RAD is a small but powerful computer that connects to the longwave and shortwave sensors. The Eppley Laboratory standard sensors are used in these initial designs. Basically the RAD consists of very high precision, high gain preamplifiers, a 16 bit analog-to-digital-converter (ADC), and a powerful microprocessor. The microprocessor, an AVR chip, is programmed in C to sample all channels, eliminate noisy samples, average for selected times, and transmit a NMEA-like text data string over an RS232 serial connection. The Pisces operated at 9600 baud over a 75 m cable. A considerable amount of attention to grounding, filtering, digital sampling has yielded a device with exceptionally low noise (± 0.02%). The operator can enter calibrations, offsets, time, and sampling rates over the serial connection through a simple menu.

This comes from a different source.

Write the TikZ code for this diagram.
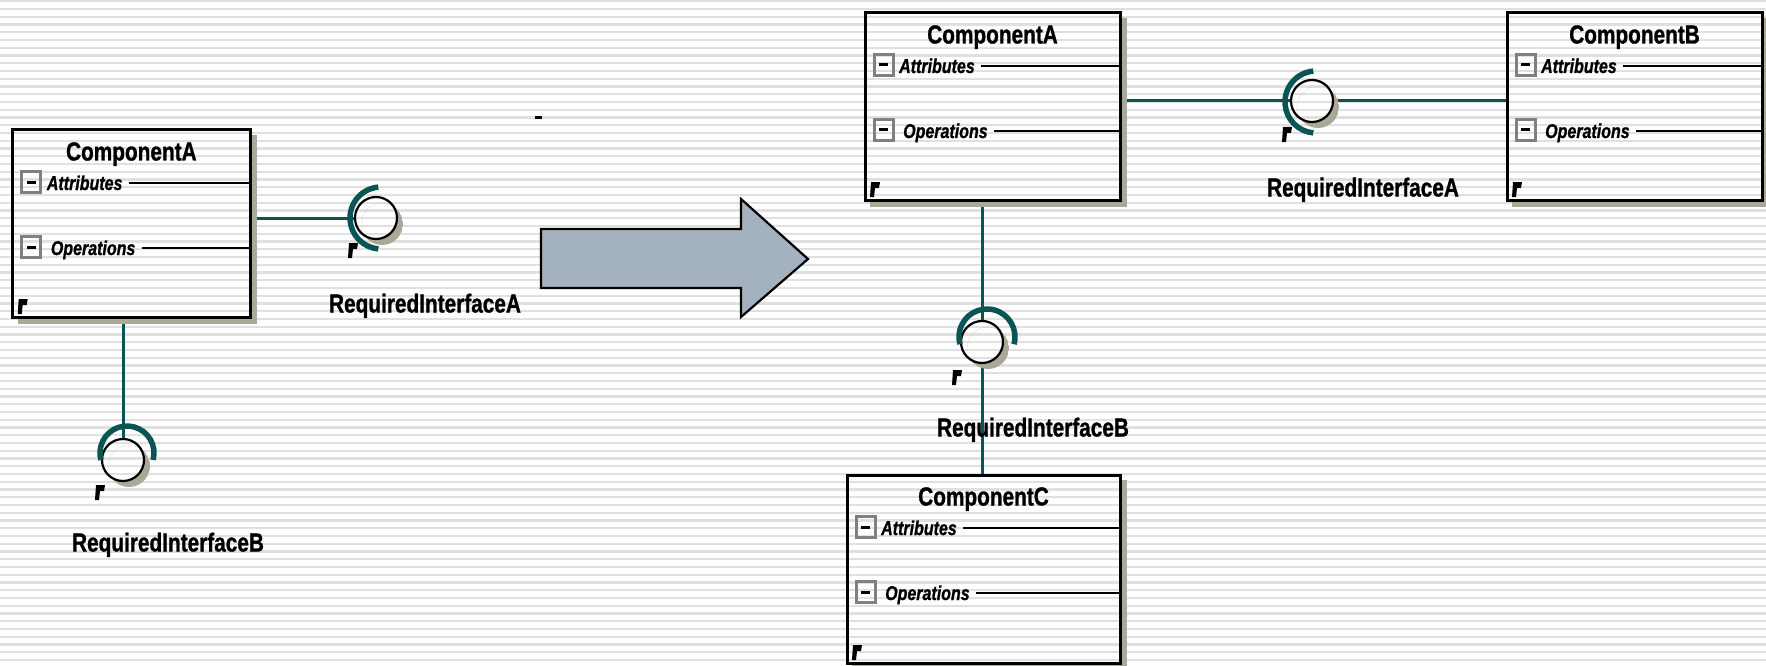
\documentclass[tikz,border=0pt]{standalone}
\usepackage{fontspec}
\setmainfont{Liberation Sans}[BoldFeatures={FakeBold=1.2}, BoldItalicFeatures={FakeBold=1.2}]
\usepackage{graphicx}
\pgfdeclarelayer{back}
\pgfsetlayers{back,main}
\definecolor{teal2}{RGB}{10,84,84}
\definecolor{shad}{RGB}{172,168,152}
\definecolor{stripe}{RGB}{224,224,224}
\definecolor{arrowfill}{RGB}{164,178,192}
\definecolor{mgray}{RGB}{128,128,128}
\newcommand\sq[1]{\scalebox{0.8}[1]{#1}}
\tikzset{
 compbox/.style={draw=black, line width=3pt, inner sep=0pt, outer sep=0pt},
 titletext/.style={inner sep=0pt, text height=19pt, text depth=0pt, font=\fontsize{26}{30}\selectfont\bfseries},
 rowtext/.style={inner sep=0pt, text height=14pt, text depth=0pt, font=\fontsize{20}{24}\selectfont\bfseries\itshape},
 rowline/.style={line width=2.5pt, black},
 minusbox/.style={draw=mgray, line width=3pt, minimum width=19pt, minimum height=21pt, inner sep=0pt},
 conn/.style={draw=teal2, line width=3pt},
 socketarc/.style={draw=teal2, line width=5.5pt},
 ball/.style={circle, draw=black, line width=2.2pt, minimum size=42pt, inner sep=0pt, outer sep=0pt},
 labeltext/.style={inner sep=0pt, text height=19pt, text depth=0pt, font=\fontsize{26}{30}\selectfont\bfseries},
 bigarrow/.style={fill=arrowfill, draw=black, line width=2.2pt, line join=miter},
}
% small black mark, #1 = left x, #2 = top y (pixels, y downward)
\newcommand\fmark[2]{\fill[black] ({#1+1},{-(#2)}) -- ++(9,0) -- ++(-1,-6) -- ++(-4,0) -- ++(-1,-9) -- ++(-4,0) -- cycle;}
% component: name, L, T, R, B, title
\newcommand\comp[6]{%
 \fill[shad] ({#4},{-(#3)-5}) rectangle ({#4+7},{-(#5)-7});
 \fill[shad] ({#2+5},{-(#5)}) rectangle ({#4+7},{-(#5)-7});
 \node[compbox, minimum width={#4-#2}, minimum height={#5-#3}] (#1) at ({(#2+#4)/2},{-(#3+#5)/2}) {};
 \node[titletext] (#1-t) at ({(#2+#4)/2},{-(#3)-21}) {\sq{#6}};
 \node[minusbox] (#1-m1) at ({#2+18.5},{-(#3)-52}) {};
 \draw[line width=3pt] ([xshift=-4.5pt]#1-m1.center) -- ([xshift=4.5pt]#1-m1.center);
 \node[rowtext, anchor=west] (#1-a) at ({#2+34},{-(#3)-53}) {\sq{Attributes}};
 \draw[rowline] ([xshift=6pt]#1-a.east) -- (#1-a.east -| #1.east);
 \node[minusbox] (#1-m2) at ({#2+18.5},{-(#3)-117}) {};
 \draw[line width=3pt] ([xshift=-4.5pt]#1-m2.center) -- ([xshift=4.5pt]#1-m2.center);
 \node[rowtext, anchor=west] (#1-o) at ({#2+38},{-(#3)-118}) {\sq{Operations}};
 \draw[rowline] ([xshift=6pt]#1-o.east) -- (#1-o.east -| #1.east);
 \fmark{#2+5}{#5-18}
}
% socket: name, ball x, ball y, arc cx, arc cy, arc r, start, end
\newcommand\socket[8]{%
 \begin{scope}
  \clip ({#2+6},{-(#3)-6}) circle[radius=21];
  \fill[shad, even odd rule] ({#2+6},{-(#3)-6}) circle[radius=21] ({#2},{-(#3)}) circle[radius=21];
 \end{scope}
 \node[ball] (#1) at ({#2},{-(#3)}) {};
 \draw[socketarc] ({#4+#6*cos(#7)},{-(#5)+#6*sin(#7)}) arc[start angle=#7, end angle=#8, radius=#6];
}
\begin{document}
\begin{tikzpicture}[x=1pt,y=1pt]
\useasboundingbox (0,0) rectangle (1766,-666);
\begin{pgfonlayer}{back}
 \fill[white] (0,0) rectangle (1766,-666);
 \foreach \i in {0,...,86} \fill[stripe] (0,{-(0.1+7.75*\i)}) rectangle (1766,{-(2.3+7.75*\i)});
\end{pgfonlayer}

% components
\comp{cA}{12.7}{130}{250}{317}{ComponentA}
\comp{cA2}{865}{13}{1120}{200}{ComponentA}
\comp{cB}{1507}{13}{1762}{200}{ComponentB}
\comp{cC}{847}{475}{1120}{663}{ComponentC}

% sockets
\socket{iA}{376}{218}{381}{218}{31}{95}{265}
\socket{iB}{123}{460}{127}{453}{27}{-15}{195}
\socket{iA2}{1312}{101}{1316}{102}{31}{95}{265}
\socket{iB2}{982}{342}{987}{337}{28}{-15}{195}
\fmark{348}{243}
\fmark{95}{485}
\fmark{1282}{127}
\fmark{952}{370}

% connectors
\begin{pgfonlayer}{back}
 \draw[conn] (cA.east |- iA) -- (iA.west);
 \draw[conn] (iB |- cA.south) -- (iB.north);
 \draw[conn] (cA2.east |- iA2) -- (iA2.west);
 \draw[conn] (iA2.east) -- (cB.west |- iA2);
 \draw[conn] (iB2 |- cA2.south) -- (iB2.north);
 \draw[conn] (iB2.south) -- (iB2 |- cC.north);
\end{pgfonlayer}

% labels
\node[labeltext] (lA) at (425,-303) {\sq{RequiredInterfaceA}};
\node[labeltext] (lB) at (168,-542) {\sq{RequiredInterfaceB}};
\node[labeltext] (lA2) at (1363,-187) {\sq{RequiredInterfaceA}};
\node[labeltext] (lB2) at (1033,-427) {\sq{RequiredInterfaceB}};

% big arrow
\draw[bigarrow] (541,-229) -- (741,-229) -- (741,-199) -- (808,-259) -- (741,-317) -- (741,-288) -- (541,-288) -- cycle;

% small dash
\fill[black] (535,-116) rectangle (542,-119.5);
\end{tikzpicture}
\end{document}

A graph from the SCS showing the longwave flux (PIR) and the shortwave flux (PSP) signal over about an hour. The longwave flux, in W/m^2, slowly increases from 340 to 350 over the time period. This reflects increased cloudiness and increased infrared from the low cloud. The solar flux, also called shortwave or visible radiation, is a low value of 250 W/m^2 and decreases to 200. This too reflects an increase in cloudiness. The two signals are exceptionally clean of noise effects.